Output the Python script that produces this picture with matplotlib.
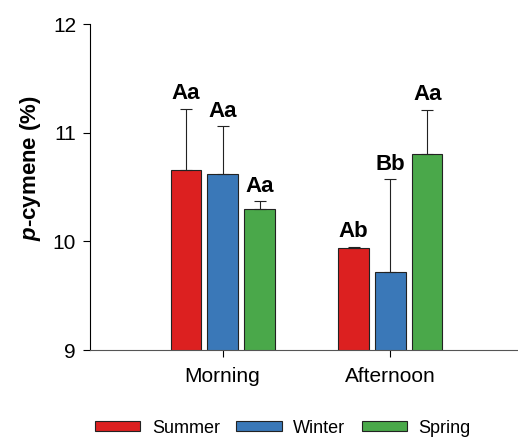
import matplotlib
matplotlib.use("Agg")
import matplotlib.pyplot as plt
from matplotlib.patches import Patch
import numpy as np

plt.rcParams['font.family'] = ['Liberation Sans', 'DejaVu Sans']
plt.rcParams['mathtext.fontset'] = 'custom'
plt.rcParams['mathtext.it'] = 'Liberation Sans:italic:bold'
plt.rcParams['mathtext.rm'] = 'Liberation Sans:bold'

times = ["Morning", "Afternoon"]
seasons = ["Summer", "Winter", "Spring"]
colors = ["#dc2020", "#3a78b8", "#4aa84a"]

means = {
    "Summer": [10.66, 9.94],
    "Winter": [10.62, 9.72],
    "Spring": [10.30, 10.80],
}
errors = {
    "Summer": [0.56, 0.01],
    "Winter": [0.44, 0.85],
    "Spring": [0.07, 0.41],
}
letters = {
    "Summer": ["Aa", "Ab"],
    "Winter": ["Aa", "Bb"],
    "Spring": ["Aa", "Aa"],
}

fig = plt.figure(figsize=(5.18, 4.37), dpi=100)
ax = fig.add_axes([90 / 518, 87 / 437, 428 / 518, 326 / 437])

x = np.arange(len(times))
width = 0.18
step = 0.22

for i, s in enumerate(seasons):
    pos = x + (i - 1) * step
    ax.bar(pos, means[s], width, bottom=0, color=colors[i],
           edgecolor="#222222", linewidth=0.8, zorder=2)
    ax.errorbar(pos, means[s], yerr=[np.zeros(len(times)), errors[s]],
                fmt="none", ecolor="#222222", elinewidth=0.8,
                capsize=4, capthick=0.8, zorder=3)
    for p, m, e, lab in zip(pos, means[s], errors[s], letters[s]):
        ax.text(p, m + e + 0.04, lab, ha="center", va="bottom",
                fontsize=16, fontweight="bold")

ax.set_ylim(9, 12)
ax.set_xlim(-0.79, 1.76)
ax.set_yticks([9, 10, 11, 12])
ax.set_xticks(x)
ax.set_xticklabels(times, fontsize=15)
ax.tick_params(axis="y", labelsize=15, direction="out", length=5, width=0.8, pad=5)
ax.tick_params(axis="x", direction="out", length=5, width=0.8, pad=7)

for side in ["top", "right"]:
    ax.spines[side].set_visible(False)
ax.spines["left"].set_linewidth(0.8)
ax.spines["bottom"].set_linewidth(0.8)
ax.spines["bottom"].set_color("#555555")

fig.text(31 / 518, 1 - 168 / 437, r"$p$-cymene (%)", rotation=90,
         ha="center", va="center", fontsize=16, fontweight="bold")

handles = [Patch(facecolor=c, edgecolor="#222222", linewidth=0.8) for c in colors]
fig.legend(handles, seasons, loc="center", bbox_to_anchor=(283 / 518, 0.02),
           ncol=3, frameon=False, fontsize=13, handlelength=2.5, handleheight=0.45,
           columnspacing=0.9, handletextpad=0.65, borderpad=0.1)

fig.savefig("out.png", dpi=100)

......

The lines to collect are those holding the string "matplotlib"; copy them all.

§ Written response
Output the Python script that produces this picture with matplotlib.
import matplotlib
matplotlib.use("Agg")
import matplotlib.pyplot as plt
from matplotlib.patches import Patch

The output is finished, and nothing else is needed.